%%

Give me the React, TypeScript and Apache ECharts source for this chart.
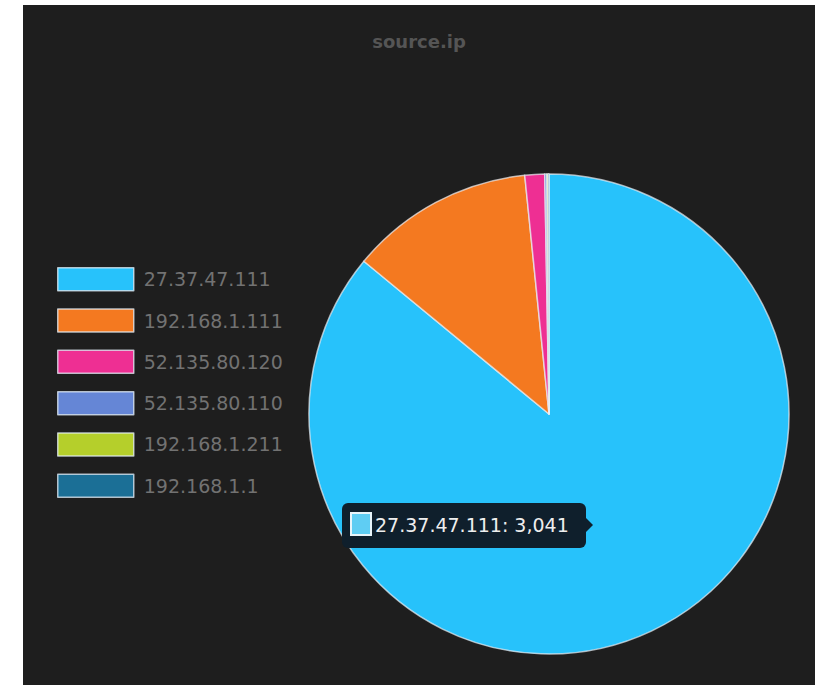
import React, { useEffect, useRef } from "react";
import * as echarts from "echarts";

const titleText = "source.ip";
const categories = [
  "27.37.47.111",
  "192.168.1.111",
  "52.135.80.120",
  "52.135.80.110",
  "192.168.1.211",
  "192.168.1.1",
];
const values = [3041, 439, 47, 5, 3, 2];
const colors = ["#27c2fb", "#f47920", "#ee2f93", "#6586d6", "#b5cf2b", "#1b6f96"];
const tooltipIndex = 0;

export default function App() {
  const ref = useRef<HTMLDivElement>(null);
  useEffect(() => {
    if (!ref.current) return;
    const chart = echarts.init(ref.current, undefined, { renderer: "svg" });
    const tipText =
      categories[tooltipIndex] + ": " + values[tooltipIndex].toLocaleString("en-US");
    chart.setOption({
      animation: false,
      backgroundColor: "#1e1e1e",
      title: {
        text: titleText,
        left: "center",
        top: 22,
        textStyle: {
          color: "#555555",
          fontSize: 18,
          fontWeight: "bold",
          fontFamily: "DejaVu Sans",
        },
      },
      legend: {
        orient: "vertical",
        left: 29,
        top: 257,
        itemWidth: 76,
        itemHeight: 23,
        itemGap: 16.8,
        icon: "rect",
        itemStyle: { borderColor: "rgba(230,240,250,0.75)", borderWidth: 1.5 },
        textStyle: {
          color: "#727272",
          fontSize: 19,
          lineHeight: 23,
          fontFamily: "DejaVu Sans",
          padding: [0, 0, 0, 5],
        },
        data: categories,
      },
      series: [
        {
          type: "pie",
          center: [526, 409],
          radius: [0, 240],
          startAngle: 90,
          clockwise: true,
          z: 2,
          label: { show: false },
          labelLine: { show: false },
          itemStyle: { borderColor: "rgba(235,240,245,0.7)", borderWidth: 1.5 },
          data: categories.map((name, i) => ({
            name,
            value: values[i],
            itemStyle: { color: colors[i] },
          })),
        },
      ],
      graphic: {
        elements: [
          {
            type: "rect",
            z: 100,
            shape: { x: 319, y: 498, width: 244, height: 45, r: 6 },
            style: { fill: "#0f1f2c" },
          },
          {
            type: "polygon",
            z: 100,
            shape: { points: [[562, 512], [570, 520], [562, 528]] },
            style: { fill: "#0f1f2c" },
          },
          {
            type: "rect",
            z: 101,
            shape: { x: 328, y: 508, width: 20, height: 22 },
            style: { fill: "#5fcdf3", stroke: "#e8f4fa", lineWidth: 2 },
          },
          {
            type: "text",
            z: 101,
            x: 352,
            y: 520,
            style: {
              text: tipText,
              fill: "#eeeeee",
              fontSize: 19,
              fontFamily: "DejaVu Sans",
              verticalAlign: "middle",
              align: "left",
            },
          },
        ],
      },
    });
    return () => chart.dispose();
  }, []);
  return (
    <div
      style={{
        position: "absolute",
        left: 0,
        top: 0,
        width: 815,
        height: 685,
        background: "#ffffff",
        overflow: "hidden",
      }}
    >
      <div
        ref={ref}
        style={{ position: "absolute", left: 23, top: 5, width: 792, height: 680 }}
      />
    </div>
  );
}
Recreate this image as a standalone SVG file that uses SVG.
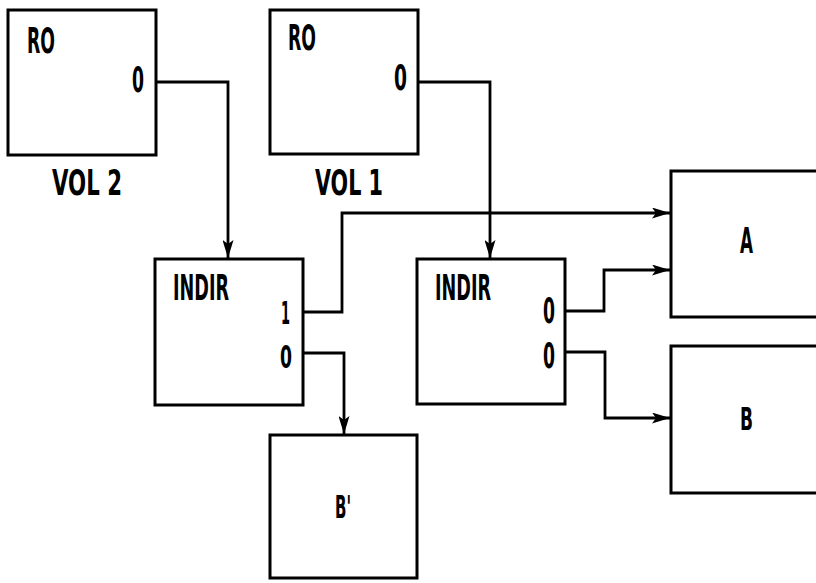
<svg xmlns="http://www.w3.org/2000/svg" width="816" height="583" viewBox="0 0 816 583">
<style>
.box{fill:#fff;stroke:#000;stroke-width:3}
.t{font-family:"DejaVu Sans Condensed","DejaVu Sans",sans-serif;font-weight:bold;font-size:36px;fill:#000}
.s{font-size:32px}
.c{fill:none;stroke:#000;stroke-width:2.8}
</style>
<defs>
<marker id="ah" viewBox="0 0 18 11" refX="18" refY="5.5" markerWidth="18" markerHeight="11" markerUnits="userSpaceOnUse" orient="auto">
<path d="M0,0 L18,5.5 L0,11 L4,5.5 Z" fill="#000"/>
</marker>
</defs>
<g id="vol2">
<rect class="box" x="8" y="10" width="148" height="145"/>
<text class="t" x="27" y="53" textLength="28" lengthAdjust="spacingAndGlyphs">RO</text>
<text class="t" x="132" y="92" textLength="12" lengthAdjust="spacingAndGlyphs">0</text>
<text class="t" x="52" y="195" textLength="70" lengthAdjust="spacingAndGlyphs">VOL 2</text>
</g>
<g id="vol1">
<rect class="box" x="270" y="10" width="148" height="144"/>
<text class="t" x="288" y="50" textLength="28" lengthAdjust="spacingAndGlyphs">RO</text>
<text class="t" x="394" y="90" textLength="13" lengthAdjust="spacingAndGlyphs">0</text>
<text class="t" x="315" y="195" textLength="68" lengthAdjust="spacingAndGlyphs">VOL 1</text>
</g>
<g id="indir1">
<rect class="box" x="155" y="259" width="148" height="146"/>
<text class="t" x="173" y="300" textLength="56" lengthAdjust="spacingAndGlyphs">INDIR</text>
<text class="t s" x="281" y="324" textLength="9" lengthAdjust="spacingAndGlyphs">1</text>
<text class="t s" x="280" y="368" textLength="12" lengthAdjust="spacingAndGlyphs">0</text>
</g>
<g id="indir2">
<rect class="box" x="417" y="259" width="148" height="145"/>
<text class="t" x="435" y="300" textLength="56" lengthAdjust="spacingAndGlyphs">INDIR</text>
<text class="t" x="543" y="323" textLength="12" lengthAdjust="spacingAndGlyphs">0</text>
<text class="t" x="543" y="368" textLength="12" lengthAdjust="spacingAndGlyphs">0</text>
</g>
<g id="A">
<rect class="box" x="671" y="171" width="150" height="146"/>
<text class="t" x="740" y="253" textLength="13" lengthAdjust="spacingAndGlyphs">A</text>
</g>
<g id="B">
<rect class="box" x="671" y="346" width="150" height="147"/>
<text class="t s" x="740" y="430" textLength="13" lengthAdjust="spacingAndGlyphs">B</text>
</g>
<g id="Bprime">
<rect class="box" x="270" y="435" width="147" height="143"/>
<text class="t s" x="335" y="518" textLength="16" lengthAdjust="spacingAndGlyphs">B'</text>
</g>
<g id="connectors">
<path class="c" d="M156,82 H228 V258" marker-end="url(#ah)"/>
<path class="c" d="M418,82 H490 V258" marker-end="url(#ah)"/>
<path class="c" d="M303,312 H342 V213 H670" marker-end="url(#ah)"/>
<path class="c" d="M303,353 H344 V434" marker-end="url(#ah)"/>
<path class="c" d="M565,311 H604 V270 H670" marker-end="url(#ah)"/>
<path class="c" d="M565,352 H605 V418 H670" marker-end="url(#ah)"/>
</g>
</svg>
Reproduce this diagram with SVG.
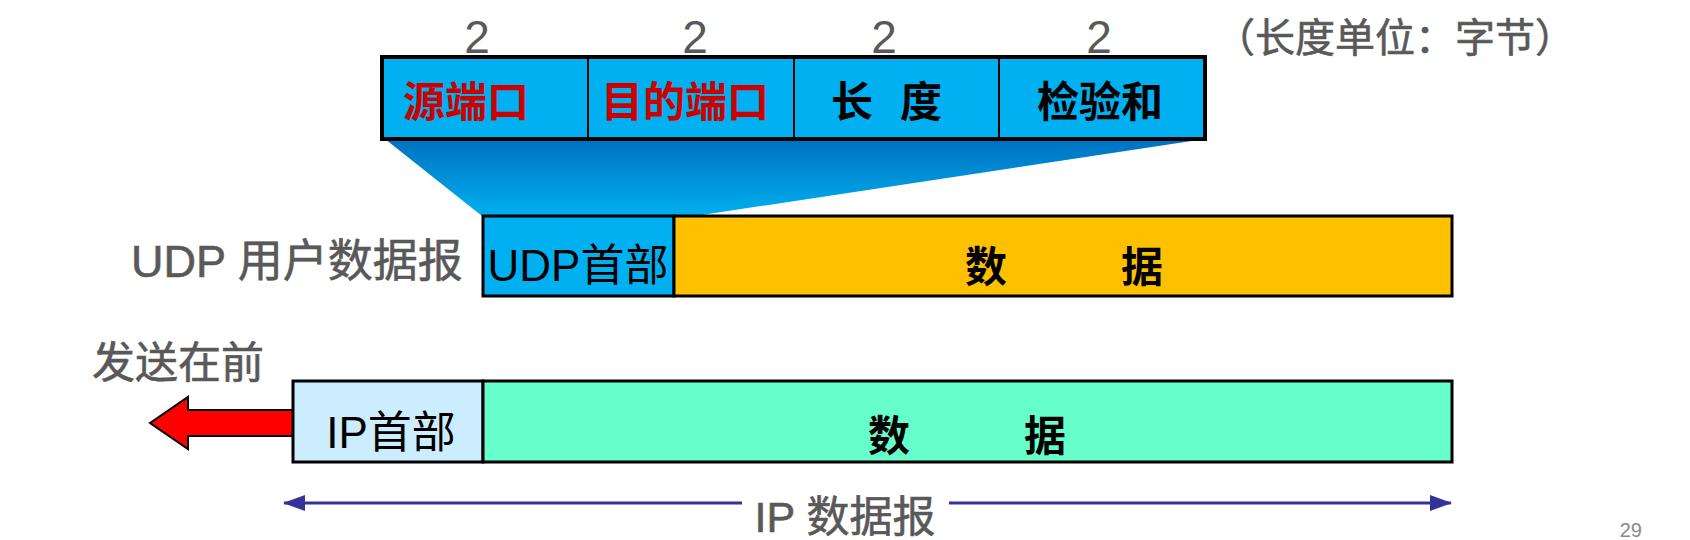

%%

• [Request]:
Only the lines from the start of the records through the line containing "import * as" should be repeated, word for word, with the pictures left out.

• [Solution for this exercise]:
Give me the React, TypeScript and Apache ECharts source for this chart.
import React, { useEffect, useRef } from "react";
import * as echarts from "echarts";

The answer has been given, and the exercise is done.